Over the past few weeks, I’ve been looking forward to each of the debates much the same way I used to look forward to new episodes of The Partridge Family way back when – right down to putting in a quick call to my girlfriend to see if she also saw Keith’s pimples or the little fleck of spittle adorning the right corner of Bush’s pursed little sneer. (She did.)
Last night’s was probably the most substantive and the most boring. At this point, I know so much on each of their positions (domestic and foreign) from the debates themselves, daily scrutinizing of the Washington Post, The New York Times, The Toronto Star and Page Six of The New York Post (for the all-important behind the scenes snippy gossip about the presidential daughters) and of course the only credible news source on Anerican television these days (TM) - The Daily Show with Jon Stewart (sponsored now by the venerable State Farm Insurance - no kidding...) that what I really want is for one of them to have an on-air meltdown, or simply shudder to an exhausted, stumbling halt like a wind-up toy coming unwound.
I’m even beginning to know the lies. With a little help from the pundits and fact checkers during the debriefing segment following the debates, I’ve come to recognize the Kerry fact-fudging when it comes to what percentage of taxpayers pay what percentage of taxes, to Bush’s outright obfuscation on Kerry’s senate record. Either way, it’s a pointless exercise, as accurate facts end up being shrouded in the same fog of uncertainty that cloaks the crap; in this as in a number of sadly predictable ways, the campaigns are running neck and neck.
On points, I – like most of quick polls moments after the final time we were to see the Kerry’s and the Bush’s greet and air kiss each other like long lost relatives at a family rebellion – felt Kerry won the third and final set-to. He would have done better, particularly after a few fine spiritual moments (things that make you go “sniff”) over the separation of church and state, had Bush’s pass/fail performance expectations not been based almost entirely on whether the President would be able to control himself enough not to stamp his little foot when vexed.
But there were a few deviations from the script, and sadly, I have to give most of them to Bush. Though I wouldn’t put him in the same category as a Bob Hope or a Jerry Seinfeld, he was able to get off a few good ones, though only - it should be noted - when they were about himself. Sarcasm, as I’m sure everyone’s mother has oft reminded them, is the lowest form of humour; in a debate with an audience forbidden to laugh, it falls flatter than a two dollar perm.

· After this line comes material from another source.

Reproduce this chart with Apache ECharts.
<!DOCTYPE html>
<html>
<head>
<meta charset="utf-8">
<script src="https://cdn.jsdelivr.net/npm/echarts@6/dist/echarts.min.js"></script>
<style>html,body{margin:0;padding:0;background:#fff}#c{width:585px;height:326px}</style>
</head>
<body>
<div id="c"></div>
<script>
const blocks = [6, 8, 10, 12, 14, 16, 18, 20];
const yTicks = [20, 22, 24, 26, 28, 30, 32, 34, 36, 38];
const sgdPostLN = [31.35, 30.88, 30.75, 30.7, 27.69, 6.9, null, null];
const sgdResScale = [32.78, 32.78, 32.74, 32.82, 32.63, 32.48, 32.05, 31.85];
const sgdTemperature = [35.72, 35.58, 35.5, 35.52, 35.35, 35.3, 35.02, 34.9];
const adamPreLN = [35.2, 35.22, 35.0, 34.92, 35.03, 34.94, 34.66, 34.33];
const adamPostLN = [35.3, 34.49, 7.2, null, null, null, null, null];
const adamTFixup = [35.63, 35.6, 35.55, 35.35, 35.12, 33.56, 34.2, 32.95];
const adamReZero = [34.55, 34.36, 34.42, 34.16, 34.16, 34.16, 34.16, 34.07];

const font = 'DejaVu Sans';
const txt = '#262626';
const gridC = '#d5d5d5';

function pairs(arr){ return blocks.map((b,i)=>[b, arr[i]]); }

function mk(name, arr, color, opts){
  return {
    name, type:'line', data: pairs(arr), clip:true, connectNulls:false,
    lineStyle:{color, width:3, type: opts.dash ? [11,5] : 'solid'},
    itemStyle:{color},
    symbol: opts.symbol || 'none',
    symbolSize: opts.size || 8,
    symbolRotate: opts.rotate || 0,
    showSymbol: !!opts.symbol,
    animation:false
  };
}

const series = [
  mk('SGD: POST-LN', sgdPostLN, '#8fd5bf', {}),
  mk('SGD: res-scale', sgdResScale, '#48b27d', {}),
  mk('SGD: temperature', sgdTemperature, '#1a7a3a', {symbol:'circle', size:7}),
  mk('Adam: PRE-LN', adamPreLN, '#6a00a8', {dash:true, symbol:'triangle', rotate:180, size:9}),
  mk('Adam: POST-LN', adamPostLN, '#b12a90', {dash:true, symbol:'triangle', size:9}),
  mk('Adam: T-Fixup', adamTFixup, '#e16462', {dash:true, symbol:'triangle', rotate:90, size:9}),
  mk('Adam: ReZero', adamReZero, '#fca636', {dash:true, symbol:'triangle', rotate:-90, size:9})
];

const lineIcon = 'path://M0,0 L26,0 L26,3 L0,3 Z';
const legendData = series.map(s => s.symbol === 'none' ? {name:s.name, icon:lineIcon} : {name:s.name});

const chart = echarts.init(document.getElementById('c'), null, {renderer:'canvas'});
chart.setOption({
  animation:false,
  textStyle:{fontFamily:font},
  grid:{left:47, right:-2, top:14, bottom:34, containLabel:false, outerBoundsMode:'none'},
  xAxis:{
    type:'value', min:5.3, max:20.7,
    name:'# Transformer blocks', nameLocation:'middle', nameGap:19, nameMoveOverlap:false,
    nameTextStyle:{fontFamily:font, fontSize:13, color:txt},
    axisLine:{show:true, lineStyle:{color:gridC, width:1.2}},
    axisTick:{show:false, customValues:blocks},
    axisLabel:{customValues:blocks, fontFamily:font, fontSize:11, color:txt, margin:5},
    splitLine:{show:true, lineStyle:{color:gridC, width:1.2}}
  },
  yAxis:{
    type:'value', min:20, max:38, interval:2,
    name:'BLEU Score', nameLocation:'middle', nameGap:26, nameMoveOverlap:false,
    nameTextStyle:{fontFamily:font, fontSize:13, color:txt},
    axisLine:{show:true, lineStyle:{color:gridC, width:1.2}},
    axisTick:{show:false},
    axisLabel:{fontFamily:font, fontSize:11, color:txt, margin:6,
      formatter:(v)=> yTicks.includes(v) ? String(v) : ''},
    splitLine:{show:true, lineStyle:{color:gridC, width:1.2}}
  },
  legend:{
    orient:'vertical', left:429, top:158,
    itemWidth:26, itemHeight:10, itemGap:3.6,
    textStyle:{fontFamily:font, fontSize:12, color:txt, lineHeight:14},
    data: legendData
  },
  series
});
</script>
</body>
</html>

But I couldn’t help myself from chuckling as toward the end of the evening he began to punctuate his answers repeatedly with little staccato desk thumpings; he’d clearly been told that to slam the desk with cockroach-killing intensity wasn’t likely to play well, so his weak mechanical little slaps looked like nothing so much as a wind-up toy monkey beating a tin drum. No one with features that elicit the description of ‘simian’ should ever risk either a tiny red fez or anything that could be compared to timpanic accompaniment. Trust me on this.
In juxtaposition, there is nothing – I repeat nothing – funny about Kerry. Still wooden –though miles ahead of his Night of the Living Dead routine from just a few short weeks ago – his speech and delivery is now much more human and personal, whilst still maintaining a degree of articulateness that falls just short of superhuman. But there’s always the dead giveaway of the body in motion: an elbows fair stitched to the body wood-chopping action, interspersed with palms up backing and forthing and measuring and indicating and finger counting that will not have to be altered or exaggerated one single whit once they are transferred straight to whatever comedian will be parodying him this weekend on Saturday Night Live. The man’s a stiff. Deal with it.

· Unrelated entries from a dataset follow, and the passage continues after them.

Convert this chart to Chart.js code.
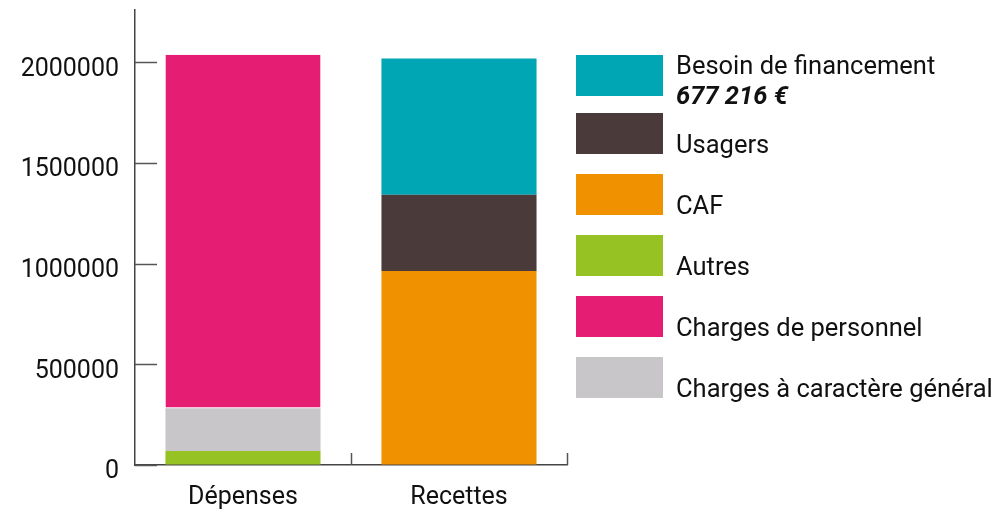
<!DOCTYPE html>
<html>
<head>
<meta charset="utf-8">
<script src="https://cdn.jsdelivr.net/npm/chart.js@4/dist/chart.umd.min.js"></script>
<style>
  body { margin: 0; background: #fff; font-family: Roboto, sans-serif; }
  #wrap { position: relative; width: 998px; height: 509px; }
  #legende { position: absolute; left: 0; top: 0; }
  .item { position: absolute; left: 0; }
  .boite { position: absolute; left: 576px; top: 0; width: 87px; height: 41px; }
  .texte { position: absolute; left: 676px; white-space: nowrap; font-size: 25.5px; line-height: 30px; color: #111; }
  .texte b { font-weight: 700; font-style: italic; }
</style>
</head>
<body>
<div id="wrap">
  <canvas id="myChart" width="998" height="509"></canvas>
  <div id="legende"></div>
</div>
<script>
// categories et valeurs (en euros)
const categories = ['Dépenses', 'Recettes'];
const autres = [70000, null];
const chargesGenerales = [212000, null];
const chargesPersonnel = [1756000, null];
const caf = [null, 964000];
const usagers = [null, 378000];
const besoin = [null, 677216];
const besoinTexte = '677 216 €';
const yTicks = [0, 500000, 1000000, 1500000, 2000000];

const couleurs = {
  autres: '#97c224',
  generales: '#c8c6c9',
  personnel: '#e61e73',
  caf: '#f09100',
  usagers: '#4a3b3a',
  besoin: '#00a6b4'
};

// petites marques de graduation vers l'intérieur
const marques = {
  id: 'marques',
  afterDraw(chart) {
    const ctx = chart.ctx, x = chart.scales.x, y = chart.scales.y;
    ctx.save();
    ctx.strokeStyle = '#555';
    ctx.lineWidth = 1.5;
    y.ticks.forEach(t => {
      const py = Math.round(y.getPixelForValue(t.value)) + 0.5;
      ctx.beginPath(); ctx.moveTo(x.left, py); ctx.lineTo(x.left + 22, py); ctx.stroke();
    });
    const n = categories.length, w = x.width / n;
    for (let i = 1; i <= n; i++) {
      const px = Math.round(x.left + i * w) + 0.5;
      ctx.beginPath(); ctx.moveTo(px, y.bottom); ctx.lineTo(px, y.bottom - 12); ctx.stroke();
    }
    ctx.restore();
  }
};

const barre = { categoryPercentage: 1, barPercentage: 0.718, borderWidth: 0 };

const canva = document.getElementById('myChart');
const myChart = new Chart(canva, {
  type: 'bar',
  data: {
    labels: categories,
    datasets: [
      { ...barre, label: 'Autres', data: autres, backgroundColor: couleurs.autres },
      { ...barre, label: 'Charges à caractère général', data: chargesGenerales, backgroundColor: couleurs.generales },
      { ...barre, label: 'Charges de personnel', data: chargesPersonnel, backgroundColor: couleurs.personnel,
        borderColor: '#fff', borderWidth: { bottom: 1 }, borderSkipped: false },
      { ...barre, label: 'CAF', data: caf, backgroundColor: couleurs.caf },
      { ...barre, label: 'Usagers', data: usagers, backgroundColor: couleurs.usagers },
      { ...barre, label: 'Besoin de financement', data: besoin, backgroundColor: couleurs.besoin }
    ]
  },
  options: {
    responsive: false,
    animation: false,
    layout: { padding: { top: 10, right: 431, left: 0, bottom: 0 } },
    plugins: { legend: { display: false }, tooltip: { enabled: false } },
    scales: {
      x: {
        stacked: true,
        afterFit: s => { s.height = 44; s.paddingLeft = 0; s.paddingRight = 0; },
        grid: { display: false, offset: true },
        border: { display: true, color: '#444', width: 1.5 },
        ticks: { color: '#111', font: { family: 'Roboto', size: 25 }, padding: 10 }
      },
      y: {
        stacked: true,
        min: 0,
        max: 2260000,
        afterFit: s => { s.width = 135; s.paddingTop = 0; s.paddingBottom = 0; },
        afterBuildTicks: s => { s.ticks = yTicks.map(v => ({ value: v })); },
        grid: { drawOnChartArea: false, drawTicks: false },
        border: { display: true, color: '#444', width: 1.5 },
        ticks: { color: '#111', font: { family: 'Roboto', size: 25 }, padding: 16, labelOffset: 7,
          callback: v => String(v) }
      }
    }
  },
  plugins: [marques]
});

// légende à droite
const legende = [
  { couleur: couleurs.besoin, texte: 'Besoin de financement', montant: besoinTexte, haut: 55 },
  { couleur: couleurs.usagers, texte: 'Usagers', haut: 113 },
  { couleur: couleurs.caf, texte: 'CAF', haut: 174 },
  { couleur: couleurs.autres, texte: 'Autres', haut: 235 },
  { couleur: couleurs.personnel, texte: 'Charges de personnel', haut: 296 },
  { couleur: couleurs.generales, texte: 'Charges à caractère général', haut: 357 }
];
const boiteLegende = document.getElementById('legende');
legende.forEach(el => {
  const item = document.createElement('div');
  item.className = 'item';
  item.style.top = el.haut + 'px';
  const boite = document.createElement('div');
  boite.className = 'boite';
  boite.style.background = el.couleur;
  const texte = document.createElement('div');
  texte.className = 'texte';
  if (el.montant) {
    texte.style.top = '-5px';
    texte.innerHTML = el.texte + '<br><b>' + el.montant + '</b>';
  } else {
    texte.style.top = '16px';
    texte.textContent = el.texte;
  }
  item.appendChild(boite);
  item.appendChild(texte);
  boiteLegende.appendChild(item);
});
</script>
</body>
</html>
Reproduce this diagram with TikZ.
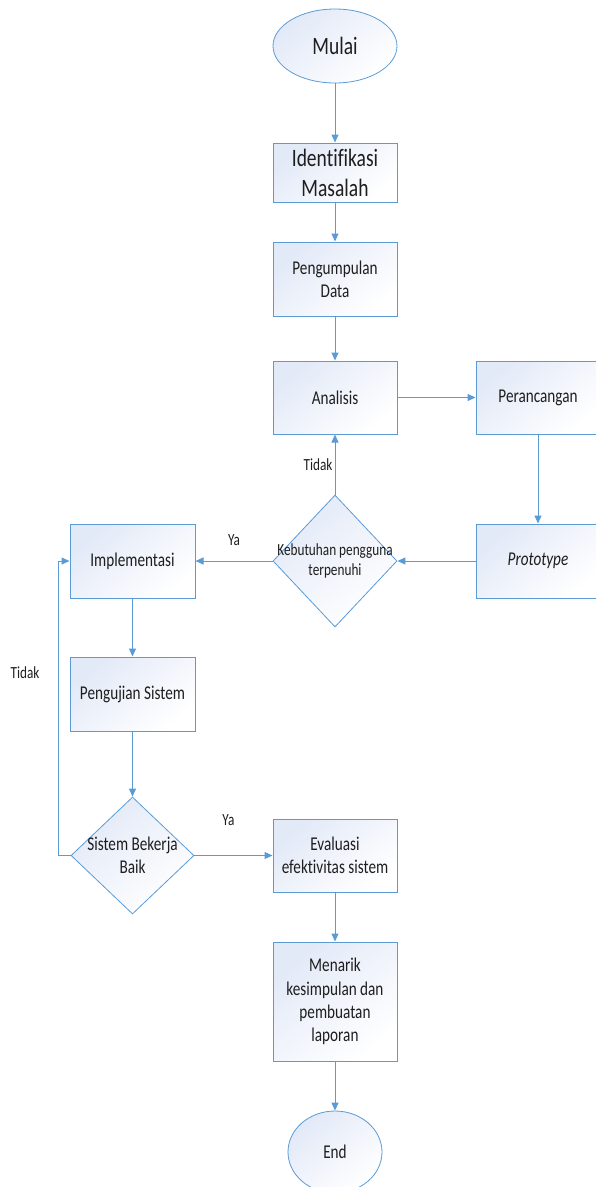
\documentclass[tikz,border=0pt]{standalone}
\usepackage{fontspec}
\setmainfont{Carlito}[FakeStretch=0.78, Ligatures=NoCommon]
\usetikzlibrary{shapes.geometric,arrows.meta}

\definecolor{garis}{RGB}{91,155,213}
\definecolor{isian}{RGB}{226,233,247}
\definecolor{tulisan}{RGB}{30,30,30}

\newcommand{\besar}{\fontsize{25}{30}\selectfont}
\newcommand{\sedang}{\fontsize{19.5}{23.4}\selectfont}
\newcommand{\kecil}{\fontsize{17}{19.6}\selectfont}

\begin{document}
\begin{tikzpicture}[x=1pt, y=-1pt, text=tulisan,
  kotak/.style={rectangle, draw=garis, line width=1pt, top color=isian, bottom color=white,
    shading angle=40, minimum width=124pt, minimum height=73pt, inner sep=1pt,
    align=center, font=\sedang},
  bulat/.style={ellipse, draw=garis, line width=0.8pt, top color=isian, bottom color=white,
    shading angle=40, inner sep=0pt, font=\sedang},
  belah/.style={diamond, draw=garis, line width=0.8pt, top color=isian, bottom color=white,
    shading angle=40, inner sep=0pt},
  link/.style={draw=garis, line width=1pt, -{Triangle[length=8pt,width=7pt]}},
  ket/.style={font=\kecil, inner sep=2pt}]

\useasboundingbox (0,0) rectangle (595,1187);

% jalur utama
\node[bulat, minimum width=124pt, minimum height=74pt, font=\besar] (mulai) at (335,46) {Mulai};
\node[kotak, minimum height=59pt, font=\besar] (ident) at (335,172.5) {Identifikasi\\Masalah};
\node[kotak, minimum height=74pt] (kumpul) at (335,279) {Pengumpulan\\Data};
\node[kotak] (analisis) at (335,397.5) {Analisis};
\node[kotak] (rancang) at (538,397.5) {Perancangan};
\node[kotak, minimum height=74pt] (proto) at (538,561) {\itshape Prototype};

\node[belah, minimum width=124pt, minimum height=132pt,
  label={[font=\kecil, align=center]center:Kebutuhan pengguna\\terpenuhi}] (butuh) at (335,561) {};

\node[kotak, minimum width=125pt, minimum height=74pt] (impl) at (132.5,561) {Implementasi};
\node[kotak, minimum width=125pt, minimum height=74pt] (uji) at (132.5,694) {Pengujian Sistem};

\node[belah, minimum width=123pt, minimum height=117pt,
  label={[font=\sedang, align=center]center:Sistem Bekerja\\Baik}] (kerja) at (132.5,855.5) {};

\node[kotak] (eval) at (335,855.5) {Evaluasi\\efektivitas sistem};
\node[kotak, minimum height=119pt] (tarik) at (335,1001.5) {Menarik\\kesimpulan dan\\pembuatan\\laporan};
\node[bulat, minimum width=94pt, minimum height=82pt] (selesai) at (335,1152) {End};

\coordinate (balik) at (58,855.5);

\begin{scope}[link]
\draw (mulai) -- (ident);
\draw (ident) -- (kumpul);
\draw (kumpul) -- (analisis);
\draw (analisis) -- (rancang);
\draw (rancang) -- (proto);
\draw (proto) -- (butuh);
\draw (butuh) -- (analisis) node[ket, midway, left] (tidaka) {Tidak};
\draw (butuh) -- (impl) node[ket, midway, yshift=21pt] (yaa) {Ya};
\draw (impl) -- (uji);
\draw (uji) -- (kerja);
\draw (kerja) -- (eval) node[ket, midway, xshift=-5pt, yshift=35pt] (yab) {Ya};
\draw (kerja.west) -- (balik) |- (impl.west) node[ket, pos=0.31, left=16pt] (tidakb) {Tidak};
\draw (eval) -- (tarik);
\draw (tarik) -- (selesai);
\end{scope}

\end{tikzpicture}
\end{document}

So here we are at the end. The polls suggest pretty much a dead heat. The three major states up for grabs (Florida, Pennsylvania and Ohio) all have a number of variables that are making the outcome far from a gimme for either candidate. The undecided’s are either some of the dopiest voters ever to be polled (could the two Presidential hopefuls be more opposite?) or opportunists looking for airtime. So there’s only really the company each keeps as a wild card factor – and there I am more certain than ever: the stiff brings optimism, dedication, intelligence, enthusiasm and a can-do attitude which until recently seemed to have all but gone out of style.
But the monkey brings the organ-grinder. And if the polls are tied about everything else, on this they are daily more convincing than ever: quite enough bodies and limbs and minds and organs have been ground up since the 43rd president and his Vice President took office. Whatever you think about education, jobs, the economy and a woman’s right to choose, most people now agree that the killing has simply got to stop.